Experimenting with Flying Cars

Recently, I spent a few hours with a neurologist and a neurology RN in a quiet room making 15 minute phone calls to patients.  These patients were scheduled to be seen at the clinic a few weeks later.  We were calling to see what we could find out from them beforehand to better plan their visit.

Our hypothesis: Getting the right information from the patient at the right time will help us get them to the right providers, for the right reasons, also at the right time.

Our vision: Create services and systems that will enable a seamless experience for both patient and provider from making an appointment through returning home to their life and home providers, with information transfers from both patients and care providers, being critical to this success.

If we are successful, our final solution will look nothing like what we did that morning which was the three of us in a room, the EMR, and a phone.  That was just the quickest, easiest way for us to start to get there. This is the value of embedding design in a system as complex as health care:  We can just go ahead and try something, experiment with a larger vision in mind, knowing the small wins and failures can get us somewhere big.
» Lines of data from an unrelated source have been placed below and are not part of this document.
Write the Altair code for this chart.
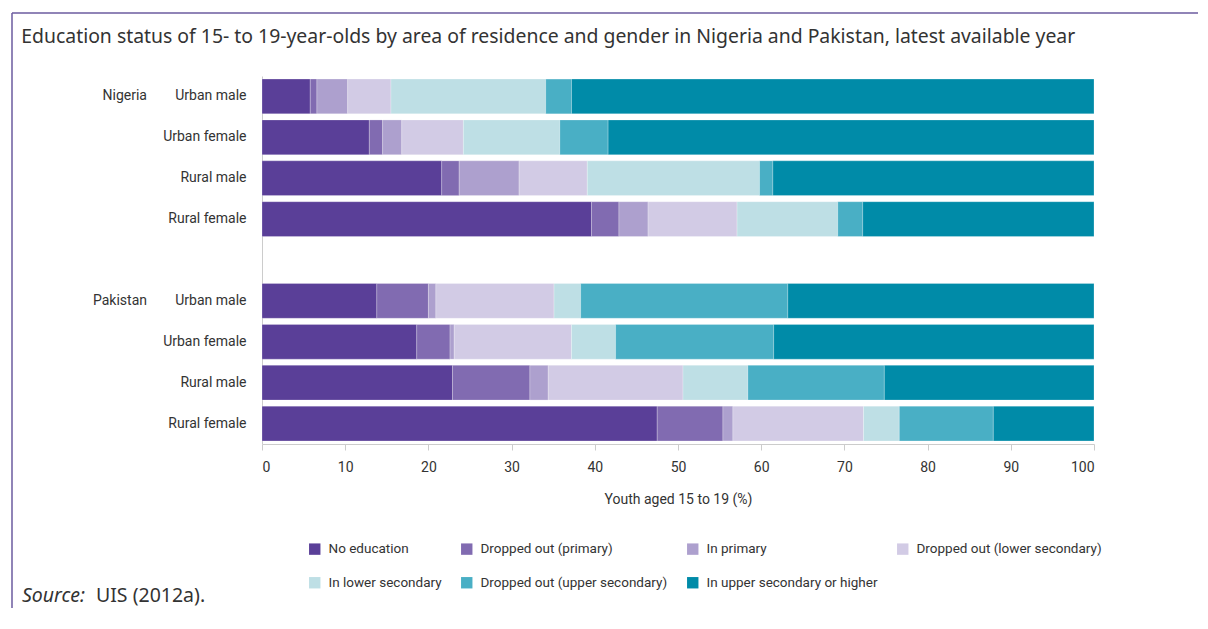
import altair as alt
import pandas as pd

# ---- data ----
countries = ["Nigeria", "Nigeria", "Nigeria", "Nigeria",
             "Pakistan", "Pakistan", "Pakistan", "Pakistan"]
groups = ["Urban male", "Urban female", "Rural male", "Rural female",
          "Urban male", "Urban female", "Rural male", "Rural female"]

categories = ["No education", "Dropped out (primary)", "In primary",
              "Dropped out (lower secondary)", "In lower secondary",
              "Dropped out (upper secondary)", "In upper secondary or higher"]
colors = ["#5a3f98", "#816bb1", "#ada0ce", "#d2cbe5", "#bedfe5", "#49afc5", "#008ba8"]

no_education        = [5.8, 12.9, 21.6, 39.6, 13.8, 18.6, 22.9, 47.5]
dropped_primary     = [0.8, 1.6, 2.1, 3.3, 6.2, 4.0, 9.3, 7.9]
in_primary          = [3.7, 2.3, 7.2, 3.5, 0.9, 0.5, 2.2, 1.2]
dropped_lower_sec   = [5.2, 7.4, 8.2, 10.7, 14.2, 14.1, 16.2, 15.7]
in_lower_sec        = [18.6, 11.6, 20.7, 12.1, 3.2, 5.3, 7.8, 4.3]
dropped_upper_sec   = [3.1, 5.8, 1.6, 3.0, 24.9, 19.0, 16.4, 11.3]
in_upper_sec_higher = [62.8, 58.4, 38.6, 27.8, 36.8, 38.5, 25.2, 12.1]

series = [no_education, dropped_primary, in_primary, dropped_lower_sec,
          in_lower_sec, dropped_upper_sec, in_upper_sec_higher]

ticks = [0, 10, 20, 30, 40, 50, 60, 70, 80, 90, 100]

# ---- build tables ----
keys = [f"{c}|{g}" for c, g in zip(countries, groups)]
row_domain = keys[:4] + ["gap"] + keys[4:]

records = []
for k_i, (cat, vals) in enumerate(zip(categories, series)):
    for key, v in zip(keys, vals):
        records.append({"row": key, "status": cat, "value": v, "k": k_i})
df = pd.DataFrame(records)

country_df = pd.DataFrame({
    "row": [keys[0], keys[4]],
    "country": [countries[0], countries[4]],
})

NARROW = "Roboto, sans-serif"
WIDE = "Noto Sans, DejaVu Sans, sans-serif"
TXT = "#333333"
FRAME = "#6b5b9f"

W, H = 832, 368
PAD = {"left": 254, "top": 68, "right": 104, "bottom": 164}

yscale = alt.Scale(domain=row_domain, paddingInner=0.15, paddingOuter=0.075)

bars = alt.Chart(df).mark_bar(stroke="#ffffff", strokeWidth=0.4, strokeOpacity=0.6).encode(
    x=alt.X("value:Q", stack="zero",
            scale=alt.Scale(domain=[0, 100], nice=False),
            axis=alt.Axis(values=ticks, title="Youth aged 15 to 19 (%)",
                          grid=False, domainColor="#cccccc", tickColor="#cccccc",
                          tickSize=6, labelPadding=10, labelFont=NARROW,
                          labelFontSize=14, labelColor=TXT, titleFont=NARROW,
                          titleFontSize=14, titleFontWeight="normal",
                          titleColor=TXT, titlePadding=18)),
    y=alt.Y("row:N", scale=yscale, sort=row_domain,
            axis=alt.Axis(title=None, ticks=False, domainColor="#cccccc",
                          labelExpr="indexof(datum.label,'|')>=0 ? split(datum.label,'|')[1] : ''",
                          labelFont=NARROW, labelFontSize=14, labelColor=TXT,
                          labelPadding=16)),
    color=alt.Color("status:N",
                    scale=alt.Scale(domain=categories, range=colors),
                    legend=alt.Legend(title=None, orient="none", legendX=46, legendY=466,
                                      direction="horizontal", columns=4,
                                      symbolType="square", symbolSize=130,
                                      symbolStrokeWidth=0, symbolOpacity=1,
                                      labelFont=NARROW, labelFontSize=13.5,
                                      labelColor=TXT, labelOffset=7, labelLimit=0,
                                      columnPadding=18, rowPadding=19)),
    order=alt.Order("k:Q"),
)

country_text = alt.Chart(country_df).mark_text(
    align="right", baseline="middle", font=NARROW, fontSize=14, color=TXT
).encode(
    y=alt.Y("row:N", scale=yscale, sort=row_domain),
    x=alt.value(-115),
    text="country:N",
)

frame_df = pd.DataFrame({"a": [0]})
frame_top = alt.Chart(frame_df).mark_rule(color=FRAME, strokeWidth=1.5).encode(
    x=alt.value(-250), x2=alt.value(W + PAD["right"]), y=alt.value(-63)
)
frame_left = alt.Chart(frame_df).mark_rule(color=FRAME, strokeWidth=1.5).encode(
    x=alt.value(-250), y=alt.value(-63), y2=alt.value(H + PAD["bottom"])
)

source_df = pd.DataFrame({"lab": ["Source:"], "rest": ["UIS (2012a)."]})
source_a = alt.Chart(source_df).mark_text(
    align="left", baseline="middle", font=WIDE, fontSize=19.5, fontStyle="italic", color=TXT
).encode(x=alt.value(-240), y=alt.value(520), text="lab:N")
source_b = alt.Chart(source_df).mark_text(
    align="left", baseline="middle", font=WIDE, fontSize=19.5, color=TXT
).encode(x=alt.value(-166), y=alt.value(520), text="rest:N")

chart = alt.layer(bars, country_text, frame_top, frame_left, source_a, source_b).properties(
    width=W, height=H,
    padding=PAD,
    autosize=alt.AutoSizeParams(type="none"),
    title=alt.TitleParams(
        "Education status of 15- to 19-year-olds by area of residence and gender in Nigeria and Pakistan, latest available year",
        anchor="start", dx=10, font=WIDE, fontSize=19.4, fontWeight="normal",
        color=TXT, offset=-35,
    ),
).configure_view(stroke=None)

chart.save("out.html", embed_options={"renderer": "svg", "actions": False})
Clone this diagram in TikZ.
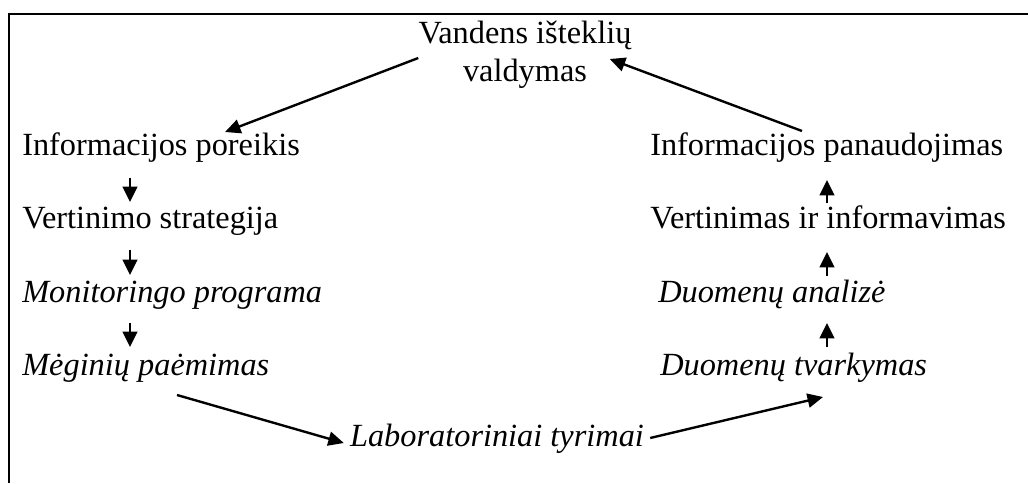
\documentclass[tikz,border=0pt]{standalone}
\usepackage{fontspec}
\setmainfont{Liberation Serif}
\usetikzlibrary{arrows.meta,calc}

\begin{document}
\begin{tikzpicture}[x=0.025cm,y=0.025cm,
		box/.style={inner sep=0pt, font=\fontsize{23}{27}\selectfont},
		lbox/.style={box, anchor=base west},
		ibox/.style={lbox, font=\fontsize{23}{27}\selectfont\itshape},
		arr/.style={line width=1.7pt, -{Triangle[length=11pt,width=10pt]}},
		sarr/.style={line width=1.4pt, -{Triangle[length=11pt,width=10.5pt]}}]
		\useasboundingbox (0,0) rectangle (1028,483);
		\draw[line width=2pt] (1028,469) -- (9,469) -- (9,0);

		\node[box, align=center, anchor=north] (valdymas) at (525,462) {Vandens išteklių\\valdymas};

		\node[lbox] (poreikis) at (22,328) {Informacijos poreikis};
		\node[lbox] (strategija) at (22,255) {Vertinimo strategija};
		\node[ibox] (programa) at (22,181) {Monitoringo programa};
		\node[ibox] (paemimas) at (22,108) {Mėginių paėmimas};

		\node[lbox] (panaudojimas) at (650,328) {Informacijos panaudojimas};
		\node[lbox] (vertinimas) at (650,255) {Vertinimas ir informavimas};
		\node[ibox] (analize) at (658,181) {Duomenų analizė};
		\node[ibox] (tvarkymas) at (660,108) {Duomenų tvarkymas};

		\node[box, font=\fontsize{23}{27}\selectfont\itshape, anchor=base] (lab) at (497,37) {Laboratoriniai tyrimai};

		% left column, down
		\draw[sarr] ($(poreikis.base west)+(108,-23)$) -- ($(strategija.base west)+(108,26)$);
		\draw[sarr] ($(strategija.base west)+(108,-22)$) -- ($(programa.base west)+(108,27)$);
		\draw[sarr] ($(programa.base west)+(108,-21)$) -- ($(paemimas.base west)+(108,28)$);

		% right column, up
		\draw[sarr] ($(vertinimas.base west)+(177,25)$) -- ($(panaudojimas.base west)+(177,-25)$);
		\draw[sarr] ($(analize.base west)+(169,26)$) -- ($(vertinimas.base west)+(177,-24)$);
		\draw[sarr] ($(tvarkymas.base west)+(167,28)$) -- ($(analize.base west)+(169,-21)$);

		\draw[arr] ($(valdymas.west)+(0,-3)$) -- ($(poreikis.base west)+(203,23)$);
		\draw[arr] ($(panaudojimas.base west)+(152,24)$) -- ($(valdymas.east)+(-22,-4)$);
		\draw[arr] ($(paemimas.base west)+(155,-20)$) -- ($(lab.base west)+(-6,3)$);
		\draw[arr] ($(lab.base east)+(6,8)$) -- ($(tvarkymas.base west)+(163,-22)$);
\end{tikzpicture}
\end{document}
Our insights from these calls concluded that, YES, we could more efficiently and accurately plan patient itineraries if we checked in with them before their visit.  We also realized that if we asked them “What do you want out of your visit here?” we had a much more productive conversation than if we simply asked them to review their symptoms.  Perhaps the biggest win from this small experiment: Almost every patient reported that their call made them feel more confident coming in for their visit. 

Patient confidence can lead to more productive and direct conversation in their visit, and more of a feeling of ownership of their care plan.  That makes for a more complete, cost effective and overall successful system for all stake holders.

We have a long way to go until we get to our final service, system, or product, fully integrated into the clinic.  The great part is we already have physician leadership support to do the right thing, in the most appropriate timeline, for the most sustainable solution.

Our physician leader for this project, and for the larger institutional initiative under which it lives, asked our team the other day for “Flying Cars.”  He wants us to bring him big ideas and take the time to experiment until we get the right parts in place to make them hum.  It’s not a perfect process, but it works to bridge design and health care.  Health care is a tangled web, and it takes time, flexibility, and collaboration to get it right.  Design, when given the access and time to experiment, can do that.